Anhydrous phosphate containing hydroxyl
Specific gravity: 2.98
Colour: Chartreuse yellow, pale yellow, yellow green, colourless; coloured varieties are colourless in transmitted light.
Solubility: Slowly decomposed by HF and by hot sulphuric acid
Most brazilianite occurrences are in granite
pegmatites, where it is found as a relatively late hydrothermal
mineral in cavities. It also occurs in metamorphosed sedimentary deposits and as a sparse component of fracture fillings
in phosphate-rich sedimentary rock.
Associated minerals include montebrasite, scorzalite, wyllieite, eosphorite, siderite, whitlockite, albite, elbaite, fluorapatite, muscovite, quartz and microcline (R&M 75.40-42, Mindat).
At the type locality, the Córrego Frio mine, Linópolis, Divino das Laranjeiras, Minas Gerais, Brazil, brazilianite occurs in cavities in a granite pegmatite. Associated minerals include muscovite, albite, apatite and tourmaline (HOM).
At Mendes Pimentel, Minas Gerais, Brazil, brazilianite occurs with muscovite, albite, apatite and tourmaline (Dana).
At the Buranga pegmatite, Muhororo, Ngororero District, Western Province, Rwanda, brazilianite occurs with amblygonite, lazulite-scorzalite, augelite, bertossaite and apatite (HOM).
The Emmons pegmatite, Greenwood, Oxford county, Maine, USA, is an example of a highly evolved boron-lithium-cesium-tantalum enriched pegmatite (R&M 94.6.505). Brazilianite has been found here associated with goyazite, montebrasite, fairfieldite, eosphorite-childrenite and kastningite (R&M 95.2.163-167).

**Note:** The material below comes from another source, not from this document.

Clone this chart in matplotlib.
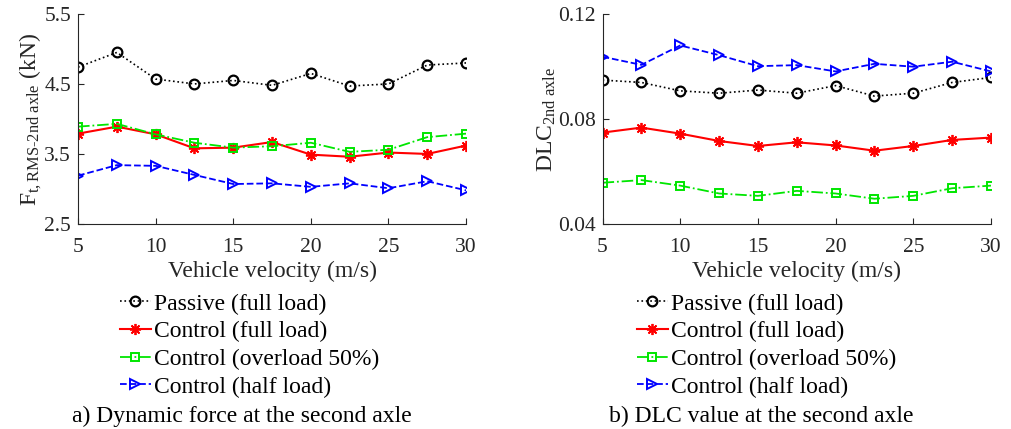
import numpy as np
import matplotlib
matplotlib.use('Agg')
import matplotlib.pyplot as plt

plt.rcParams['font.family'] = ['Liberation Serif', 'DejaVu Serif']
plt.rcParams['mathtext.fontset'] = 'custom'
plt.rcParams['mathtext.rm'] = 'Liberation Serif'
plt.rcParams['mathtext.it'] = 'Liberation Serif:italic'

# vehicle velocity (m/s)
speed = [5, 7.5, 10, 12.5, 15, 17.5, 20, 22.5, 25, 27.5, 30]

# a) dynamic force at the second axle (kN)
force_passive = [4.74, 4.95, 4.57, 4.50, 4.55, 4.48, 4.65, 4.47, 4.50, 4.77, 4.80]
force_full = [3.79, 3.89, 3.78, 3.58, 3.59, 3.67, 3.49, 3.46, 3.52, 3.50, 3.62]
force_over = [3.89, 3.93, 3.78, 3.66, 3.59, 3.61, 3.66, 3.53, 3.56, 3.74, 3.79]
force_half = [3.19, 3.34, 3.33, 3.20, 3.07, 3.08, 3.03, 3.08, 3.01, 3.11, 2.98]

# b) DLC at the second axle
dlc_passive = [0.0948, 0.0939, 0.0907, 0.0898, 0.0910, 0.0898, 0.0927, 0.0887, 0.0898, 0.0939, 0.0958]
dlc_full = [0.0748, 0.0767, 0.0744, 0.0716, 0.0697, 0.0711, 0.0699, 0.0679, 0.0697, 0.0720, 0.0729]
dlc_over = [0.0557, 0.0567, 0.0546, 0.0516, 0.0507, 0.0526, 0.0516, 0.0496, 0.0507, 0.0536, 0.0546]
dlc_half = [0.1037, 0.1006, 0.1080, 0.1043, 0.1001, 0.1005, 0.0981, 0.1010, 0.0999, 0.1018, 0.0981]

labels = ['Passive (full load)', 'Control (full load)',
          'Control (overload 50%)', 'Control (half load)']
styles = [dict(color='k', ls=':', marker='o', mfc='none', ms=7, mew=1.6, lw=1.2),
          dict(color='#ff0000', ls='-', marker=(8, 2, 0), ms=8, mew=1.3, lw=1.5),
          dict(color='#00e600', ls='-.', marker='s', mfc='none', ms=6, mew=1.4, lw=1.3),
          dict(color='#0000ff', ls='--', marker='>', mfc='none', ms=7, mew=1.4, lw=1.3)]

tc = '#262626'
fs = 17
fig = plt.figure(figsize=(10.11, 4.29), dpi=100)
ax1 = fig.add_axes([0.0772, 0.478, 0.3838, 0.4895])
ax2 = fig.add_axes([0.596, 0.478, 0.3842, 0.4895])


def setup(ax, series, yticks, ylabel):
    for ys, st, lab in zip(series, styles, labels):
        ax.plot(speed, ys, label=lab, **st)
    ax.set_xlim(5, 30)
    ax.set_xticks([5, 10, 15, 20, 25, 30])
    ax.set_ylim(yticks[0], yticks[-1])
    ax.set_yticks(yticks)
    for s in ['top', 'right']:
        ax.spines[s].set_visible(False)
    for s in ['left', 'bottom']:
        ax.spines[s].set_color(tc)
        ax.spines[s].set_linewidth(0.8)
    ax.tick_params(direction='in', labelsize=15.5, colors=tc, length=4, width=0.8, pad=5)
    ax.tick_params(axis='x', pad=10)
    ax.set_xlabel('Vehicle velocity (m/s)', fontsize=fs, color=tc, labelpad=3)
    ax.set_ylabel(ylabel, fontsize=fs, color=tc, labelpad=0)


setup(ax1, [force_passive, force_full, force_over, force_half],
      [2.5, 3.5, 4.5, 5.5], 'F$_{\\rm t,RMS\u20102nd\\ axle}$ (kN)')
ax1.set_yticklabels(['2.5', '3.5', '4.5', '5.5'])
setup(ax2, [dlc_passive, dlc_full, dlc_over, dlc_half],
      [0.04, 0.08, 0.12], 'DLC$_{\\rm 2nd\\ axle}$')
ax2.set_yticklabels(['0.04', '0.08', '0.12'])

for ax, x0 in [(ax1, 0.1187), (ax2, 0.630)]:
    ax.legend(loc='upper left', bbox_to_anchor=(x0, 0.317), bbox_transform=fig.transFigure,
              frameon=False, fontsize=fs, handlelength=1.3, handletextpad=0.15,
              labelspacing=0.26, borderpad=0, borderaxespad=0)

fig.text(242 / 1011, 1 - 416 / 429, 'a) Dynamic force at the second axle',
         ha='center', va='center', fontsize=fs)
fig.text(761 / 1011, 1 - 416 / 429, 'b) DLC value at the second axle',
         ha='center', va='center', fontsize=fs)

fig.savefig('out.png', dpi=100)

At the Chickering Mine, Walpole, Cheshire county, New Hampshire, USA, brazilianite occurs infrequently as transparent, colourless crystals to 1.8 mm. The brazilianite occurrence appears to be confined to hydrothermally altered montebrasite. Other associates include quartz, albite, muscovite, and occasionally wardite (R&M 90.5.414).
At the Palermo No. 1 mine, Groton, Grafton county, New Hampshire, USA, the pegmatite has three zones:
(1) The outer zone is fine to medium grained and contains quartz, muscovite, biotite, albite and schorl.
(2) The intermediate zone is coarse-grained and contains quartz, muscovite, biotite, albite, feldspar variety perthite, beryl, tourmaline, lazulite, other phosphates and small amounts of sulphide minerals. The beryl occurs as crystals up to eight feet long.
(3) The core is of quartz, and contains several other minerals, including single crystals of triphylite up to fourteen feet long, large feldspar variety perthite crystals, mica and beryl.
The brazilianite was found in cavities at the contact of the intermediate zone and the quartz core.
The pegmatite was traversed by late-stage, relatively low temperature hydrothermal solutions which attacked the triphylite to form ludlamite, messelite (?), siderite, triploidite, apatite and minor sulphides.
The brazilianite was found in the vicinity of, but not actually in, the altered triphylite crystals. It occurs as drusy crystals associated with small quartz crystals, tiny white prisms of apatite and whitlockite, and in small cavities in coarsely granular aggregates of feldspar and quartz. The sequence of formation was quartz-brazilianite-apatite-whitlockite-quartz (AM 33.135-141).